Business doesn’t operate this way. While there are obviously complexities that are beyond my expertise, there are in general inputs that need processing by skilled workers to produce outputs. The skills can be taught and certified; and one employee can, without enormous trouble, take the place of another.
To run a lab like this — and I imagine any other research endeavour — is to doom the project to a revolving door of postdocs who spend tens of thousands to set up new experiments, publish a paper or two after the 1-2 years it takes to get up and running, before moving on without passing anything on so the cycle can repeat. If they’re lucky, maybe the PhD students doing the tedious work will have a reliable CI (chief investigator, leads research groups) higher up the chain so they don’t waste 3+ years for nothing.
We’re already 90% of the way there, but that’s no reason to give up and roll over.
These attitudes have been decimating the arts for far longer than the sciences; but not even the disciplines — like quantum — that have significant public and industry investment, are safe. In fact the amount of investment means that universities are only going to bleed researchers to industry because when they don’t care to support them appropriately, why stay…
The university is the campus of beautiful new buildings built with 1.5 billion dollars of debt. The staff with decades — and potentially centuries — of collective experience are chips to be gambled away for 15 million in immediate returns. The course catalogue that consistently generates millions in profit is to be gutted because the profit margins can’t be squeezed further when the material requires face to face learning. The students are meat to be processed into accredited assets to be used in service of capital, while the university extracts every cent it can in the form of governmental subsidised debt, no risk required.

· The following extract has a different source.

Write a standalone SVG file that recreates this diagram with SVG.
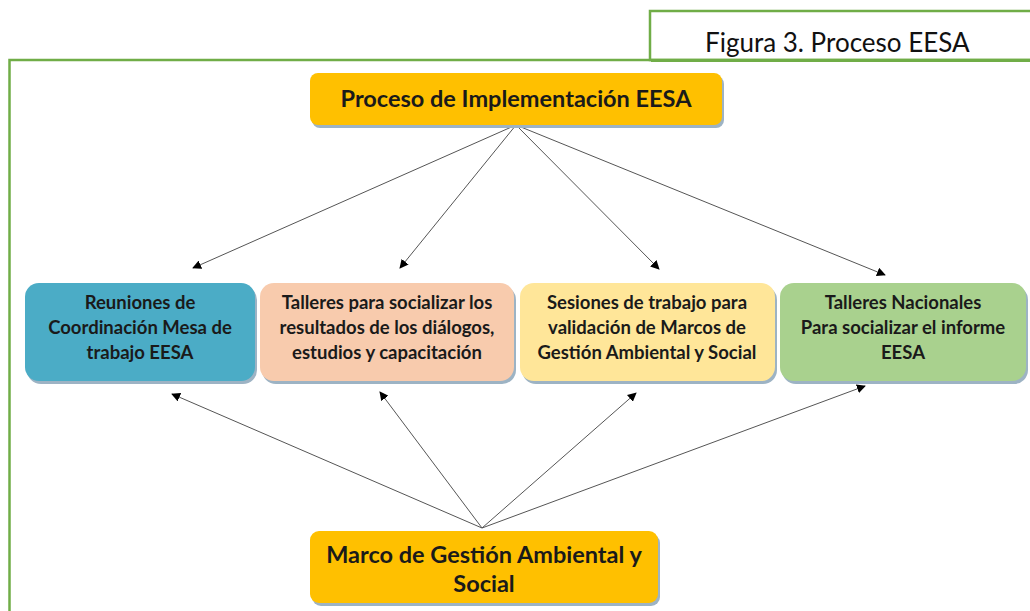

None of this is inevitable. Government could properly fund research and higher education. Higher education is one of Australia’s most important exports, and one of the only industries that represents what Australia could be without resource extraction or tourism. The NTEU is theoretically powerful in terms of the potential impact coordinated industry wide action could have. They could use that power to push for change. Till now they’ve been content to soften the blow with minor concessions on a case by case basis each time a new round of layoffs or bargaining are announced at another university. They’ll only fight if we make them.